Should I continue to let the 3 leaders thicken, or chop and start to build direction and taper? Should I keep all 3 or remove one?
First off, quit with the wire. Wire is mostly for pines and secondary branching on deciduous trees. It does little good (and potentially a lot of harm) on bigger branches on deciduous trees. Branching on deciduous trees is best accomplished with "clip and grow" to build branches--this is ESPECIALLY true with oaks. Wiring creates rounded, smooth curves on thicker deciduous shoots--that look strange and unconvincing.
You make a bonsai out of an oak to capture a rugged, aged appearance--which is why you collected the trunk in the first place. Smooth curves are not dramatic and don't fit.

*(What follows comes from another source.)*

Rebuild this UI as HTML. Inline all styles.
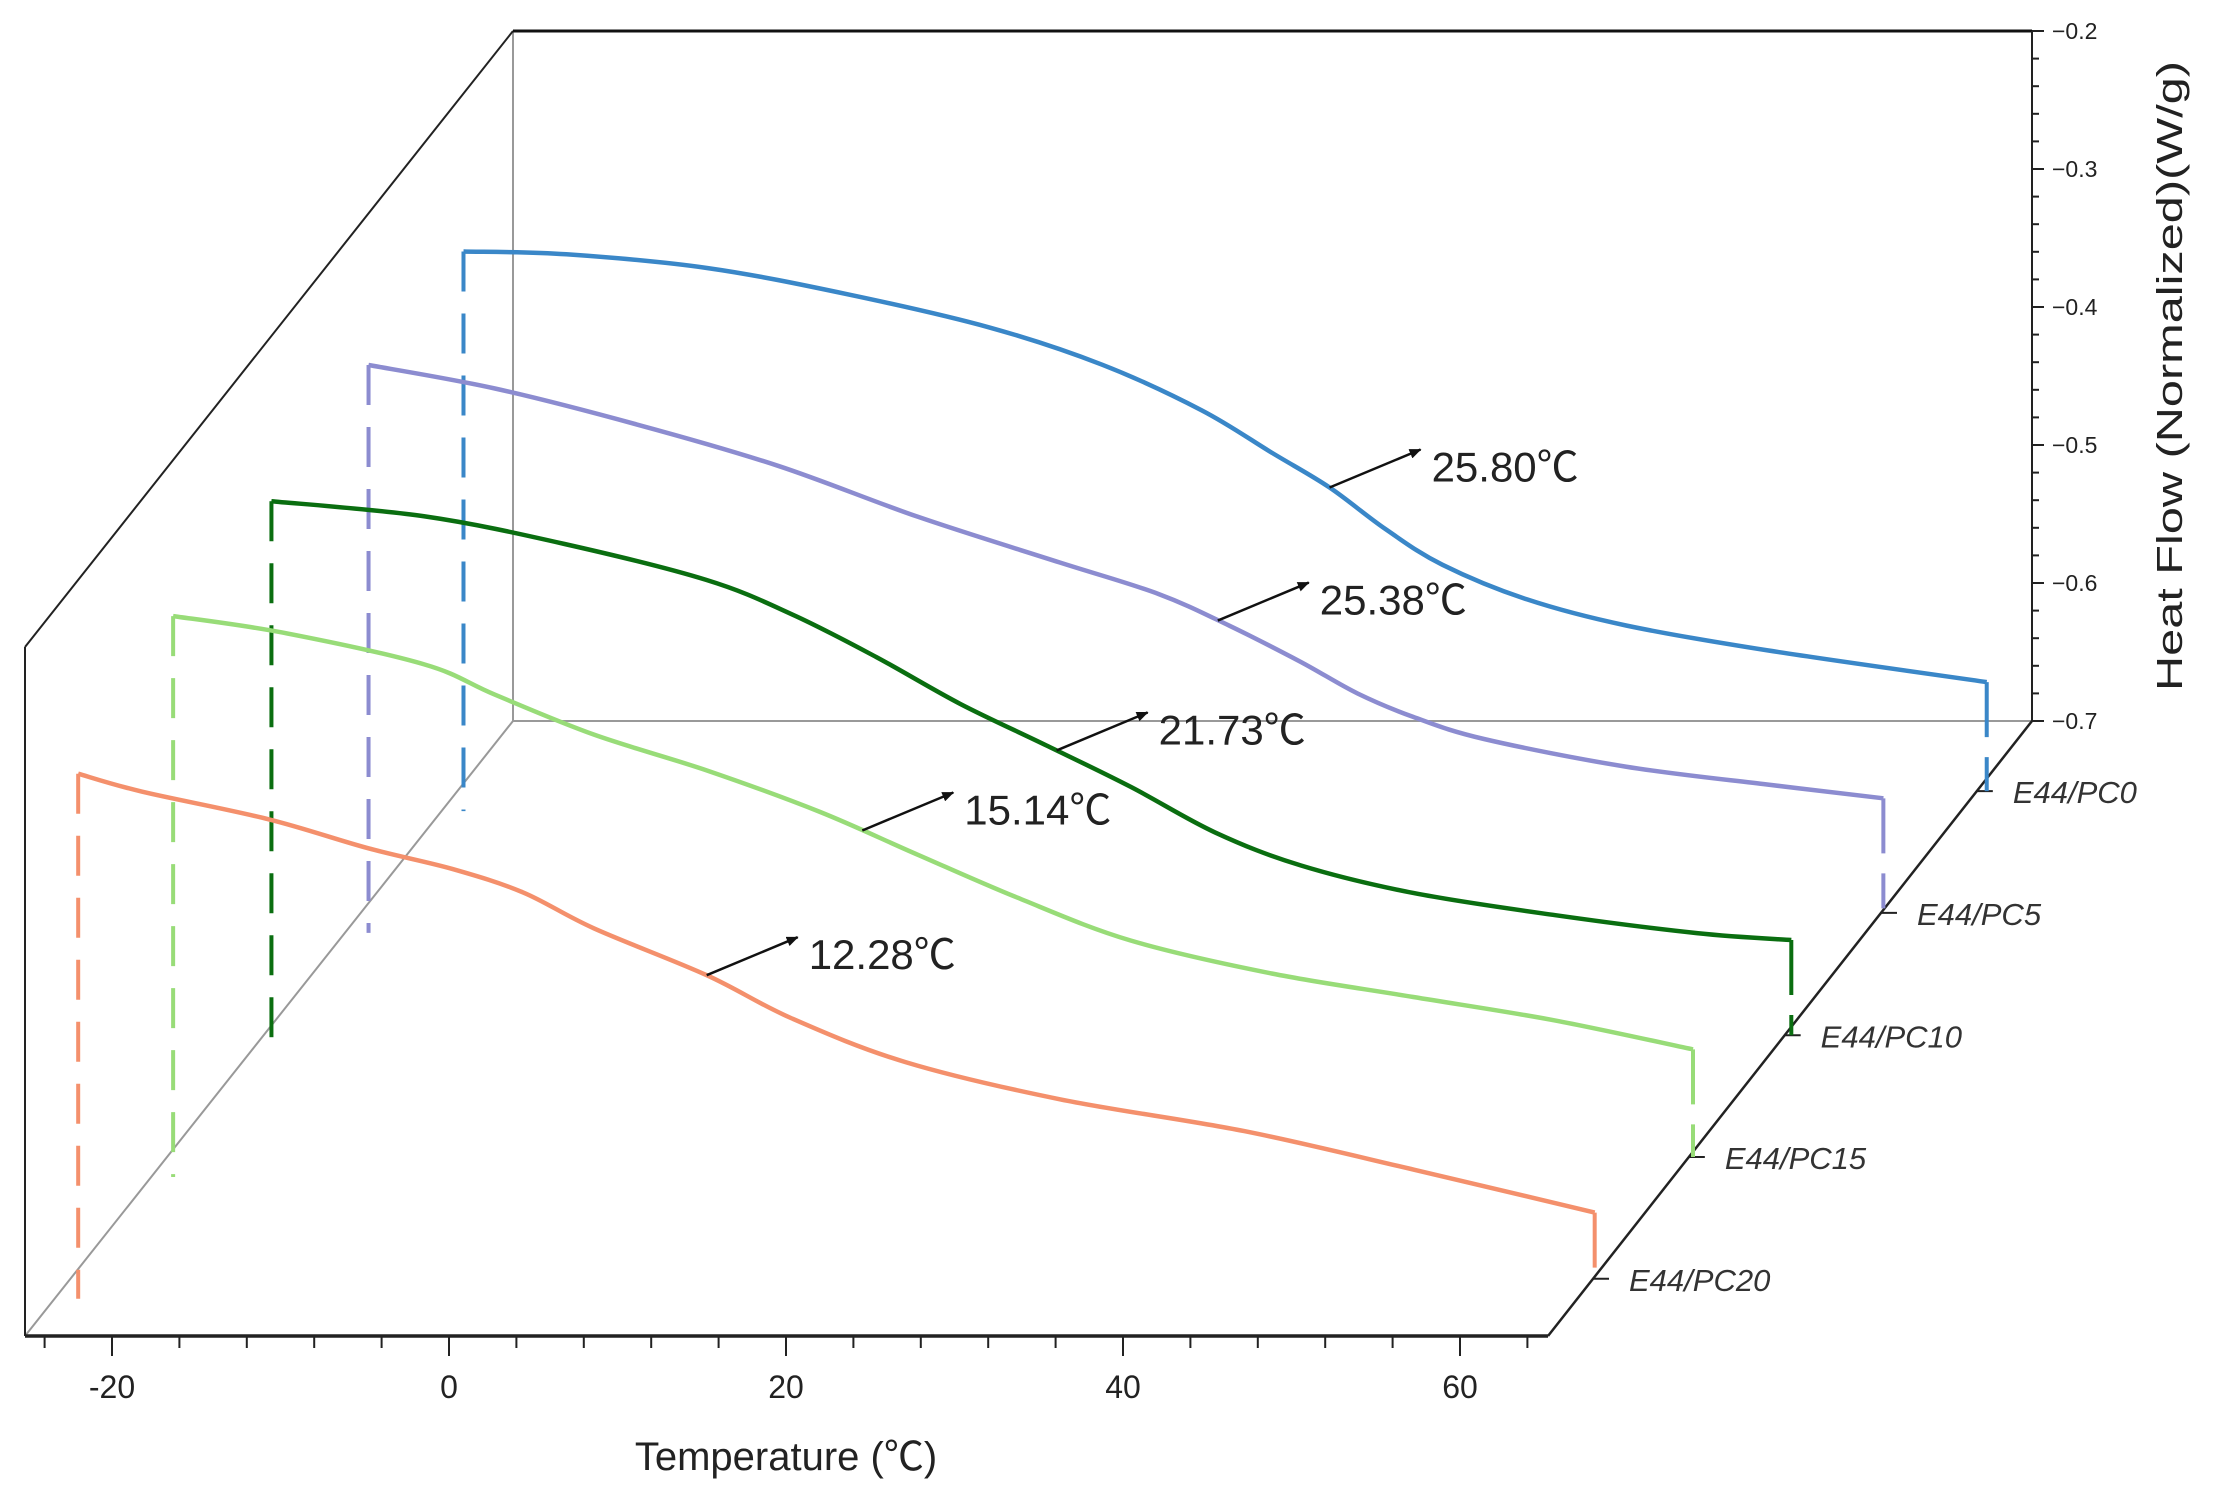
<!DOCTYPE html>
<html><head><meta charset="utf-8"><style>
html,body{margin:0;padding:0;background:#fff}
svg{display:block}
text{font-family:"Liberation Sans","Noto Sans CJK SC",sans-serif}
</style></head><body>
<svg id="chart" width="2216" height="1504" viewBox="0 0 2216 1504" xmlns="http://www.w3.org/2000/svg">
<g id="frame">
<line x1="513" y1="31" x2="513" y2="721" stroke="#999" stroke-width="2"/>
<line x1="513" y1="721" x2="2032" y2="721" stroke="#999" stroke-width="2"/>
<line x1="25" y1="1336" x2="513" y2="721" stroke="#999" stroke-width="2"/>
<line x1="25" y1="647" x2="513" y2="31" stroke="#222" stroke-width="2"/>
<line x1="25" y1="647" x2="25" y2="1336" stroke="#222" stroke-width="2"/>
<line x1="513" y1="31" x2="2032" y2="31" stroke="#111" stroke-width="3"/>
<line x1="2032" y1="31" x2="2032" y2="721" stroke="#222" stroke-width="2"/>
<line x1="1548" y1="1336" x2="2032" y2="721" stroke="#222" stroke-width="2.5"/>
<line x1="25" y1="1336" x2="1548" y2="1336" stroke="#222" stroke-width="3.5"/>
</g>
<g id="xaxis"></g>
<g id="yaxis"></g>
<g id="zaxis"></g>
<g id="series"></g>
<g id="annots"></g>
<text x="786" y="1470" font-size="40" text-anchor="middle" fill="#222">Temperature (℃)</text>
<text transform="translate(2182,376) rotate(-90)" font-size="36" text-anchor="middle" fill="#222" textLength="630" lengthAdjust="spacingAndGlyphs">Heat Flow (Normalized)(W/g)</text>
</svg>
<script>
const xTicks=[-20,0,20,40,60];
const yTicks=[-0.2,-0.3,-0.4,-0.5,-0.6,-0.7];
const seriesNames=["E44/PC20","E44/PC15","E44/PC10","E44/PC5","E44/PC0"];
const seriesColors=["#f4906c","#98dc78","#0a6e10","#8c8cd0","#3a87c8"];
const tgLabels=["12.28℃","15.14℃","21.73℃","25.38℃","25.80℃"];
const tgT=[12.6,16.1,21.9,25.7,26.6];
const tPC20=[-24.7,-20.9,-13.4,-7.5,-2.5,1.7,5.9,12.6,17.6,24.4,33.6,44.5,54.6,65.3];
const vPC20=[-0.334,-0.347,-0.367,-0.388,-0.403,-0.420,-0.446,-0.480,-0.511,-0.543,-0.570,-0.593,-0.621,-0.652];
const tPC15=[-24.8,-18.3,-9.9,-5.7,0.2,6.9,13.6,19.4,25.3,32.0,40.4,48.8,57.2,65.4];
const vPC15=[-0.308,-0.320,-0.343,-0.365,-0.394,-0.420,-0.450,-0.481,-0.512,-0.543,-0.567,-0.584,-0.601,-0.622];
const tPC10=[-24.7,-15.6,-7.3,1.1,6.2,11.2,16.2,21.3,26.3,31.3,36.4,43.1,51.5,59.9,65.5];
const vPC10=[-0.313,-0.324,-0.344,-0.370,-0.395,-0.426,-0.460,-0.490,-0.520,-0.553,-0.577,-0.597,-0.613,-0.626,-0.631];
const tPC5=[-24.7,-17.2,-8.8,-0.4,7.9,16.3,22.2,26.4,30.6,34.0,37.3,41.5,49.9,58.3,65.2];
const vPC5=[-0.303,-0.320,-0.346,-0.376,-0.413,-0.446,-0.469,-0.492,-0.518,-0.541,-0.558,-0.574,-0.594,-0.607,-0.617];
const tPC0=[-24.8,-18.7,-10.3,-2.0,6.4,13.1,19.0,23.2,26.6,29.9,33.3,38.3,44.2,52.6,65.6];
const vPC0=[-0.309,-0.311,-0.321,-0.340,-0.364,-0.391,-0.424,-0.455,-0.480,-0.510,-0.536,-0.561,-0.580,-0.598,-0.621];
const depths=[0.093,0.291,0.489,0.688,0.886];

const NS="http://www.w3.org/2000/svg";
function X(t,d){return 449+16.85*t+488*d;}
function Y(v,d){return 1336-(v+0.7)*1380-615*d;}
function mk(tag,attrs,parent){const e=document.createElementNS(NS,tag);for(const k in attrs)e.setAttribute(k,attrs[k]);parent.appendChild(e);return e;}

const xg=document.getElementById('xaxis');
for(let t=-24;t<=64;t+=4){
  const major=xTicks.includes(t);
  const l=mk('line',{x1:X(t,0),y1:1337,x2:X(t,0),y2:1337+(major?19:11),stroke:'#222','stroke-width':2},xg);
  
  
}
xTicks.forEach(t=>{
  const e=mk('text',{x:X(t,0),y:1398,'font-size':32,'text-anchor':'middle',fill:'#222'},xg);
  e.textContent=String(t);
  
  
});
const yg=document.getElementById('yaxis');
for(let i=0;i<=25;i++){
  const v=-0.7+i*0.02;
  const major=(i%5===0);
  const yy=721-(v+0.7)*1380;
  const l=mk('line',{x1:2032,y1:yy,x2:2032+(major?12:7),y2:yy,stroke:'#222','stroke-width':2},yg);
  
  
}
yTicks.forEach(v=>{
  const yy=721-(v+0.7)*1380;
  const e=mk('text',{x:2052,y:yy+8,'font-size':23,fill:'#222'},yg);
  e.textContent='\u2212'+Math.abs(v).toFixed(1);
  
  
});
const zg=document.getElementById('zaxis');
seriesNames.forEach((n,i)=>{
  const d=depths[i];
  const px=1548+484*d, py=1336-615*d;
  const l=mk('line',{x1:px,y1:py,x2:px+16,y2:py,stroke:'#222','stroke-width':2},zg);
  
  
  const e=mk('text',{x:px+36,y:py+12,'font-size':31,'font-style':'italic',fill:'#333'},zg);
  e.textContent=n;
  
  
});

function smoothPath(pts){
  let s='M'+pts[0][0].toFixed(1)+','+pts[0][1].toFixed(1);
  for(let i=0;i<pts.length-1;i++){
    const p0=pts[Math.max(0,i-1)],p1=pts[i],p2=pts[i+1],p3=pts[Math.min(pts.length-1,i+2)];
    const c1=[p1[0]+(p2[0]-p0[0])/6,p1[1]+(p2[1]-p0[1])/6];
    const c2=[p2[0]-(p3[0]-p1[0])/6,p2[1]-(p3[1]-p1[1])/6];
    s+=' C'+c1[0].toFixed(1)+','+c1[1].toFixed(1)+' '+c2[0].toFixed(1)+','+c2[1].toFixed(1)+' '+p2[0].toFixed(1)+','+p2[1].toFixed(1);
  }
  return s;
}
const tArr=[tPC20,tPC15,tPC10,tPC5,tPC0];
const vArr=[vPC20,vPC15,vPC10,vPC5,vPC0];
const sg=document.getElementById('series');
const ag=document.getElementById('annots');
mk('defs',{},ag).innerHTML='<marker id="ah" markerWidth="12" markerHeight="10" refX="11" refY="5" orient="auto" markerUnits="userSpaceOnUse"><path d="M0,0 L12,5 L0,10 z" fill="#111"/></marker>';
const ord=[4,3,2,1,0];
ord.forEach(i=>{
  const d=depths[i],ts=tArr[i],vs=vArr[i],c=seriesColors[i];
  const g=mk('g',{},sg);
  
  
  const n=ts.length;
  const l1=mk('line',{x1:X(ts[0],d),y1:Y(vs[0],d),x2:X(ts[0],d),y2:Y(-0.7,d)+20,stroke:c,'stroke-width':4,'stroke-dasharray':'40 22'},g);
  
  
  const l2=mk('line',{x1:X(ts[n-1],d),y1:Y(vs[n-1],d),x2:X(ts[n-1],d),y2:Y(-0.7,d),stroke:c,'stroke-width':4,'stroke-dasharray':'55 20 35 40'},g);
  
  
  const pts=ts.map((t,k)=>[X(t,d),Y(vs[k],d)]);
  const p=mk('path',{d:smoothPath(pts),fill:'none',stroke:c,'stroke-width':4.5,'stroke-linejoin':'round'},g);
  
  
  const tg=tgT[i];
  let k=0;while(k<n-2&&ts[k+1]<tg)k++;
  const f=(tg-ts[k])/(ts[k+1]-ts[k]);
  const vg=vs[k]+f*(vs[k+1]-vs[k]);
  const ax=X(tg,d),ay=Y(vg,d);
  const a=mk('line',{x1:ax,y1:ay,x2:ax+91,y2:ay-38,stroke:'#111','stroke-width':2.5,'marker-end':'url(#ah)'},ag);
  
  
  const tx=mk('text',{x:ax+102,y:ay-6,'font-size':42,fill:'#222'},ag);
  tx.textContent=tgLabels[i];
  
  
});
</script>
</body></html>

I don't think this is going to work very well for a "broomish" tree. The top branching is developing into twin, uninteresting apexes. The transition between the branches and the trunk is weird and probably isn't going to get any better....
I would choose the right hand shoot as the "grow ahead" apex branch. I would eliminate ALL of the others at this point. I'd allow the remaining shoot to extend with no intervention for another three or four year to begin to match the main trunk's diameter. When that is done, I'd chop it back to two inches and wait for buds to pop on the trunk--During the grow out period, you can also hope for shoots farther back down the trunk. If one or two or three appear, they could be the start of branching, but they have to be reasonably placed-not from the main chop site...
When and if those buds appear lower down, encourage them to grow OUT, not up. That means gently manipulating the shoot every so often into a more lateral position. Oaks tend to push growth UP and not out. You have to push it flatter.
This is a long term project--like 5-10 years. It will require patience.